It’s a very important question. Take Norway for example. There is only one big city in Norway, and that is Oslo with 700,000 people. One third are from parts of the world other than Norway and it is the only city that is like that. And people in Oslo are not afraid of diversity. In our recent elections, they voted for the Labour Party, the socialist left, the Green Party. But people in the countryside, people who live in places where they have almost no diversity and don’t see people from other parts of the world, are afraid. I tried to find out: “what is this?” What happened to these small communities? [...]
We saw when we had the refugee crisis, how small villages in Norway who set up refugee camps reacted when they started closing down because there were no more refugees. Many of them started saying, “Give us back the refugees!” Because they had become friends with the refugees! If you don’t meet a man or woman from Syria, you may be afraid of the hijab, or of the men. But if you meet them, maybe in another village, then you can start a dialogue. [...]
I think that they must be. But maybe we are not good enough on that front. You were talking about Breivik. When I talked to him about those things and asked him, “Why do you hate people of a different skin colour from yourself?”, he has lots of answers. But I can see from an old photo when Breivik was in his second year at school that he was together with a boy who was totally black.
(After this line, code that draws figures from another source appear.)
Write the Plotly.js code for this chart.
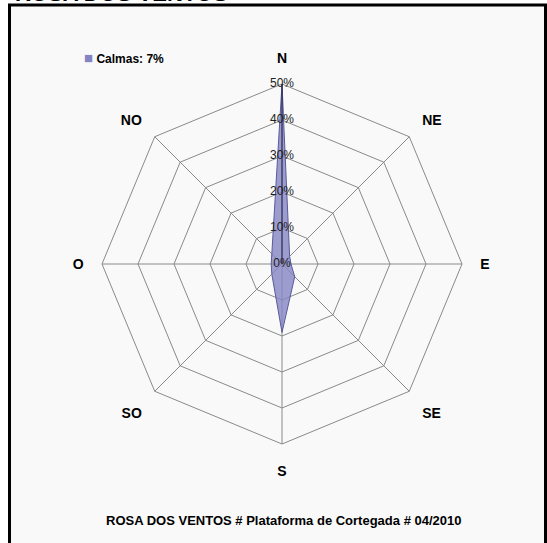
<!DOCTYPE html>
<html>
<head>
<meta charset="utf-8">
<script src="https://cdn.plot.ly/plotly-3.0.1.min.js"></script>
<style>
html,body{margin:0;padding:0;background:#fff;}
#chart{width:547px;height:543px;}
</style>
</head>
<body>
<div id="chart"></div>
<script>
// ---- data ----
var directions = ['N', 'NE', 'E', 'SE', 'S', 'SO', 'O', 'NO'];
var frequency = [50, 3, 2.5, 5, 19, 4, 3, 4];   // % of observations per direction
var ringValues = [0, 10, 20, 30, 40, 50];        // radial tick values (%)
var calmas = 7;                                  // % calms
var chartTitle = 'ROSA DOS VENTOS';
var caption = 'ROSA DOS VENTOS # Plataforma de Cortegada # 04/2010';

// ---- layout geometry ----
var W = 547, H = 543;
var cx = 282, cy = 264, R = 180;
var rMax = ringValues[ringValues.length - 1];

var closedTheta = directions.concat([directions[0]]);
var closedR = frequency.concat([frequency[0]]);

var traces = [
  {
    type: 'scatterpolar',
    subplot: 'polar',
    r: closedR,
    theta: closedTheta,
    mode: 'lines',
    fill: 'toself',
    fillcolor: 'rgba(132,132,196,0.8)',
    line: {color: '#5a5a9a', width: 1},
    hoverinfo: 'skip',
    showlegend: false
  },
  {
    type: 'scatterpolar',
    subplot: 'polar2',
    r: ringValues,
    theta: ringValues.map(function(){ return directions[0]; }),
    mode: 'text',
    text: ringValues.map(function(v){ return v + '%'; }),
    textposition: 'middle center',
    textfont: {family: 'Liberation Sans, Arial, sans-serif', size: 12, color: '#222'},
    hoverinfo: 'skip',
    showlegend: false
  }
];

var dom = {x: [(cx - R) / W, (cx + R) / W], y: [1 - (cy + R) / H, 1 - (cy - R) / H]};

var layout = {
  width: W, height: H,
  margin: {l: 0, r: 0, t: 0, b: 0},
  paper_bgcolor: '#ffffff',
  showlegend: false,
  polar: {
    domain: dom,
    gridshape: 'linear',
    bgcolor: '#f8f9f8',
    angularaxis: {
      type: 'category',
      categoryorder: 'array',
      categoryarray: directions,
      rotation: 90,
      direction: 'clockwise',
      showline: true,
      linecolor: '#8a8a8a',
      linewidth: 1,
      showgrid: true,
      gridcolor: '#8a8a8a',
      gridwidth: 1,
      ticks: 'outside',
      ticklen: 15,
      tickcolor: 'rgba(0,0,0,0)',
      tickfont: {family: 'Liberation Sans, Arial, sans-serif', size: 14, color: '#000', weight: 'bold'}
    },
    radialaxis: {
      angle: 90,
      range: [0, rMax],
      tickvals: ringValues,
      showticklabels: false,
      ticks: '',
      showgrid: true,
      gridcolor: '#8a8a8a',
      gridwidth: 1,
      showline: true,
      linecolor: '#1a1a3a',
      linewidth: 1,
      layer: 'above traces'
    }
  },
  polar2: {
    domain: dom,
    bgcolor: 'rgba(0,0,0,0)',
    angularaxis: {
      type: 'category',
      categoryorder: 'array',
      categoryarray: directions,
      rotation: 90,
      direction: 'clockwise',
      showline: false, showgrid: false, showticklabels: false, ticks: ''
    },
    radialaxis: {
      angle: 90,
      range: [0, rMax],
      showline: false, showgrid: false, showticklabels: false, ticks: ''
    }
  },
  shapes: [
    {type: 'rect', xref: 'paper', yref: 'paper', x0: 9.5 / W, x1: 545.5 / W, y0: -0.02, y1: 1 - 5 / H,
     line: {color: '#000', width: 3}, fillcolor: '#f8f9f8', layer: 'below'}
  ],
  annotations: [
    {xref: 'paper', yref: 'paper', x: 13 / W, y: 1, xanchor: 'left', yanchor: 'bottom', yshift: -8,
     text: '<b>' + chartTitle + '</b>', showarrow: false,
     font: {family: 'Liberation Sans, Arial, sans-serif', size: 22, color: '#000'}},
    {xref: 'paper', yref: 'paper', x: 82 / W, y: 1 - 58 / H, xanchor: 'left', yanchor: 'middle',
     text: '<span style="color:#8484c4;font-size:15px">■</span> <b>Calmas: ' + calmas + '%</b>', showarrow: false,
     font: {family: 'Liberation Sans, Arial, sans-serif', size: 12, color: '#000'}},
    {xref: 'paper', yref: 'paper', x: 284 / W, y: 1 - 520 / H, xanchor: 'center', yanchor: 'middle',
     text: '<b>' + caption + '</b>', showarrow: false,
     font: {family: 'Liberation Sans Narrow, Liberation Sans, Arial, sans-serif', size: 13, color: '#000'}}
  ]
};

Plotly.newPlot('chart', traces, layout, {displayModeBar: false, staticPlot: true});
</script>
</body>
</html>
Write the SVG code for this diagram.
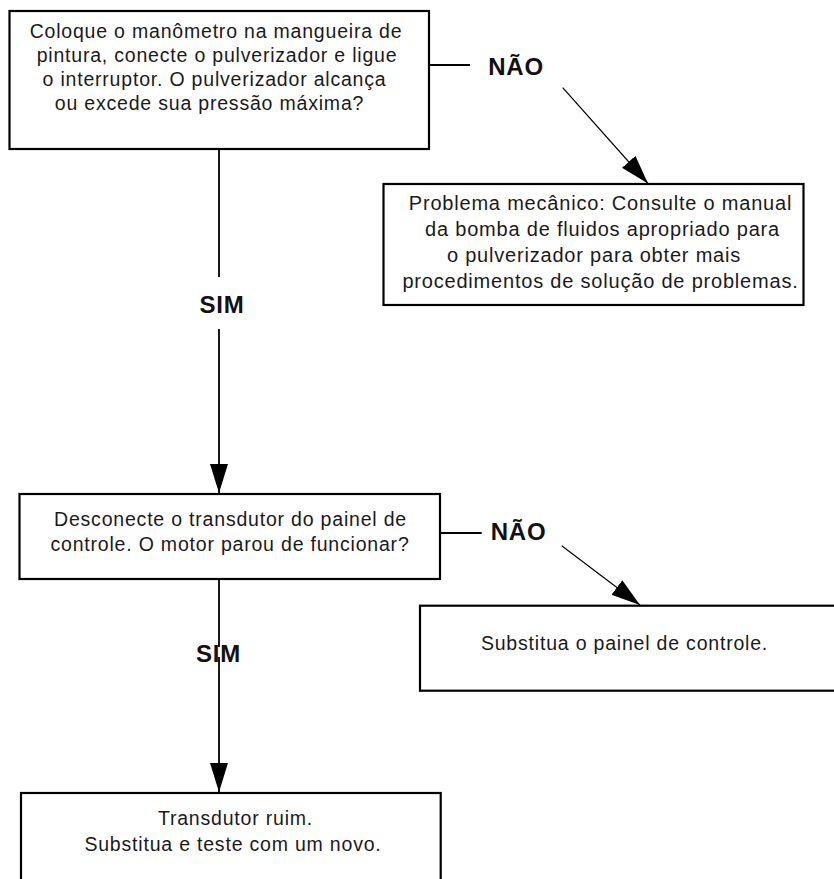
<svg xmlns="http://www.w3.org/2000/svg" width="834" height="879" viewBox="0 0 834 879">
<style>
.box{fill:#fff;stroke:#000;stroke-width:2.2}
.t{font-family:"Liberation Sans",Arial,sans-serif;font-size:19.5px;letter-spacing:0.8px;fill:#1a1a1a;text-anchor:middle}
.t2{font-size:20px}
.lbl{font-family:"Liberation Sans",Arial,sans-serif;font-size:24px;font-weight:bold;letter-spacing:0.8px;fill:#111;text-anchor:middle}
.c{stroke:#000;stroke-width:1.8;fill:none}
.d{stroke:#000;stroke-width:1.2;fill:none}
</style>
<defs>
<marker id="ah" markerUnits="userSpaceOnUse" markerWidth="30" markerHeight="20" refX="29" refY="9" orient="auto">
<path d="M0,0 L29,9 L0,18 z" fill="#000"/>
</marker>
</defs>
<rect width="834" height="879" fill="#fff"/>
<g id="connectors">
<line class="c" x1="219" y1="149" x2="219" y2="277"/>
<line class="c" x1="219" y1="329" x2="219" y2="493" marker-end="url(#ah)"/>
<line class="c" x1="429" y1="65" x2="470" y2="65"/>
<line class="d" x1="562.7" y1="87.7" x2="648" y2="183.5" marker-end="url(#ah)"/>
<line class="c" x1="219" y1="579" x2="219" y2="647"/>
<line class="c" x1="219" y1="657" x2="219" y2="792" marker-end="url(#ah)"/>
<line class="c" x1="440" y1="533" x2="481.7" y2="533"/>
<line class="d" x1="561.7" y1="545.7" x2="640" y2="605" marker-end="url(#ah)"/>
</g>
<g id="labels">
<text class="lbl" x="516" y="75">NÃO</text>
<text class="lbl" x="222" y="312.7">SIM</text>
<text class="lbl" x="518.5" y="540">NÃO</text>
<text class="lbl" x="218.5" y="661.7">SIM</text>
</g>
<g id="n1">
<rect class="box" x="9.5" y="11" width="419.5" height="138"/>
<text class="t" x="216" y="37.7">Coloque o manômetro na mangueira de</text>
<text class="t" x="217" y="61.7">pintura, conecte o pulverizador e ligue</text>
<text class="t" x="214.5" y="86">o interruptor. O pulverizador alcança</text>
<text class="t" x="209.5" y="110">ou excede sua pressão máxima?</text>
</g>
<g id="n2">
<rect class="box" x="383.5" y="184" width="420" height="121"/>
<text class="t t2" x="600.5" y="210">Problema mecânico: Consulte o manual</text>
<text class="t t2" x="602.5" y="236.3">da bomba de fluidos apropriado para</text>
<text class="t t2" x="594" y="262.3">o pulverizador para obter mais</text>
<text class="t t2" x="600.5" y="288">procedimentos de solução de problemas.</text>
</g>
<g id="n3">
<rect class="box" x="19.5" y="494" width="420.5" height="85"/>
<text class="t" x="230.5" y="526.3">Desconecte o transdutor do painel de</text>
<text class="t" x="230" y="550.7">controle. O motor parou de funcionar?</text>
</g>
<g id="n4">
<rect class="box" x="21" y="793" width="419.7" height="100"/>
<text class="t" x="235.5" y="825">Transdutor ruim.</text>
<text class="t" x="233" y="850.7">Substitua e teste com um novo.</text>
</g>
<g id="n5">
<rect class="box" x="420" y="605.7" width="420" height="85"/>
<text class="t" x="624.5" y="650">Substitua o painel de controle.</text>
</g>
</svg>
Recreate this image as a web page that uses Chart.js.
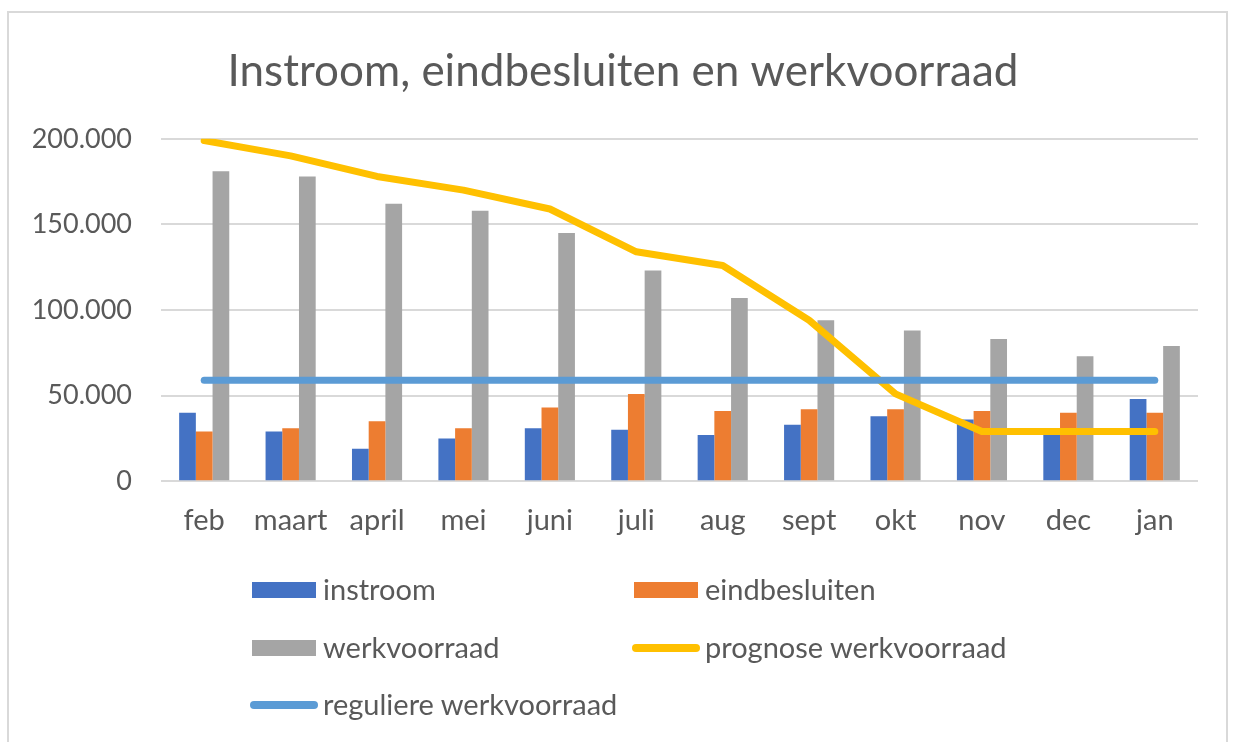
<!DOCTYPE html>
<html>
<head>
<meta charset="utf-8">
<script src="https://cdn.jsdelivr.net/npm/chart.js@4"></script>
<style>
  html, body { margin: 0; padding: 0; background: #fff; }
  #wrap { position: relative; width: 1233px; height: 742px; overflow: hidden; }
  #frame { position: absolute; left: 7px; top: 11px; width: 1221px; height: 800px;
           border: 2px solid #d9d9d9; box-sizing: border-box; }
  canvas { position: absolute; left: 0; top: 0; }
  .lg { position: absolute; font-family: Lato, sans-serif; font-size: 29px; color: #595959;
        line-height: 32px; white-space: nowrap; }
  .mk { position: absolute; }
</style>
</head>
<body>
<div id="wrap">
  <div id="frame"></div>
  <canvas id="myChart" width="1233" height="742"></canvas>
  <div id="legend"></div>
</div>
<script>
const months = ['feb', 'maart', 'april', 'mei', 'juni', 'juli', 'aug', 'sept', 'okt', 'nov', 'dec', 'jan'];
const instroom = [40000, 29000, 19000, 25000, 31000, 30000, 27000, 33000, 38000, 36000, 29000, 48000];
const eindbesluiten = [29000, 31000, 35000, 31000, 43000, 51000, 41000, 42000, 42000, 41000, 40000, 40000];
const werkvoorraad = [181000, 178000, 162000, 158000, 145000, 123000, 107000, 94000, 88000, 83000, 73000, 79000];
const prognose = [199000, 190000, 178000, 170000, 159000, 134000, 126000, 94000, 51000, 29000, 29000, 29000];
const regulier = [59000, 59000, 59000, 59000, 59000, 59000, 59000, 59000, 59000, 59000, 59000, 59000];

const grey = '#595959';

function fmt(v) {
  return String(v).replace(/\B(?=(\d{3})+(?!\d))/g, '.');
}

const data = {
  labels: months,
  datasets: [
    { type: 'bar', label: 'instroom', data: instroom, backgroundColor: '#4472C4', order: 3 },
    { type: 'bar', label: 'eindbesluiten', data: eindbesluiten, backgroundColor: '#ED7D31', order: 3 },
    { type: 'bar', label: 'werkvoorraad', data: werkvoorraad, backgroundColor: '#A5A5A5', order: 3 },
    { type: 'line', label: 'prognose werkvoorraad', data: prognose, borderColor: '#FFC000',
      borderWidth: 7, pointRadius: 0, borderCapStyle: 'round', borderJoinStyle: 'round', tension: 0, order: 2 },
    { type: 'line', label: 'reguliere werkvoorraad', data: regulier, borderColor: '#5B9BD5',
      borderWidth: 7, pointRadius: 0, borderCapStyle: 'round', tension: 0, order: 1 }
  ]
};

const config = {
  type: 'bar',
  data,
  options: {
    responsive: false,
    animation: false,
    layout: { padding: { left: 13, right: 0, top: 0, bottom: 182 } },
    datasets: { bar: { categoryPercentage: 0.58, barPercentage: 1 } },
    plugins: {
      legend: { display: false },
      tooltip: { enabled: false },
      title: {
        display: true,
        text: 'Instroom, eindbesluiten en werkvoorraad',
        color: grey,
        font: { family: 'Lato', size: 44, weight: 'normal' },
        padding: { top: 45, bottom: 41 }
      }
    },
    scales: {
      x: {
        grid: { display: false, drawTicks: false },
        border: { display: false },
        ticks: { color: grey, font: { family: 'Lato', size: 29 }, padding: 22, maxRotation: 0 }
      },
      y: {
        min: 0, max: 200000,
        grid: { color: '#d9d9d9', lineWidth: 2, drawTicks: false },
        border: { display: false },
        afterFit(scale) { scale.width = 148; },
        ticks: { stepSize: 50000, color: grey, font: { family: 'Lato', size: 27 }, padding: 29,
                 callback: v => fmt(v) }
      },
      // empty right-hand margin
      yRight: {
        position: 'right',
        min: 0, max: 200000,
        grid: { display: false, drawTicks: false },
        border: { display: false },
        ticks: { display: false },
        afterFit(scale) { scale.width = 35; }
      }
    }
  }
};

const myChart = new Chart(document.getElementById('myChart'), config);

// legend in two columns, like the original
const legendItems = [
  { text: 'instroom', kind: 'box', color: '#4472C4', x: 252, y: 590 },
  { text: 'eindbesluiten', kind: 'box', color: '#ED7D31', x: 634, y: 590 },
  { text: 'werkvoorraad', kind: 'box', color: '#A5A5A5', x: 252, y: 648 },
  { text: 'prognose werkvoorraad', kind: 'line', color: '#FFC000', x: 632, y: 648 },
  { text: 'reguliere werkvoorraad', kind: 'line', color: '#5B9BD5', x: 250, y: 705 }
];
const legend = document.getElementById('legend');
legendItems.forEach(it => {
  const mk = document.createElement('div');
  mk.className = 'mk';
  if (it.kind === 'box') {
    mk.style.cssText = `left:${it.x}px;top:${it.y - 8}px;width:64px;height:16px;background:${it.color}`;
  } else {
    mk.style.cssText = `left:${it.x}px;top:${it.y - 4}px;width:68px;height:8px;border-radius:4px;background:${it.color}`;
  }
  legend.appendChild(mk);
  const t = document.createElement('div');
  t.className = 'lg';
  t.textContent = it.text;
  t.style.left = (it.kind === 'box' ? it.x + 71 : it.x + 73) + 'px';
  t.style.top = (it.y - 17) + 'px';
  legend.appendChild(t);
});
</script>
</body>
</html>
I asked him,” Did you like him?” He said, “Yes, of course, he was my best friend!” “How can you become best friends with this guy?” Breivik said, “He’s not like the rest of them!” And when I talked to the young Nazis, they said the same thing. ”I hate them, but he’s not like that”, because they know him. So it is very important, as we said, that when we have big festivals, it must be a festival for everybody! And as I was saying earlier today, our diversity campaigns must not be narrow – they must be much wider, not just concentrating on students or on certain people in certain departments – and that it is the ways we meet that are most important.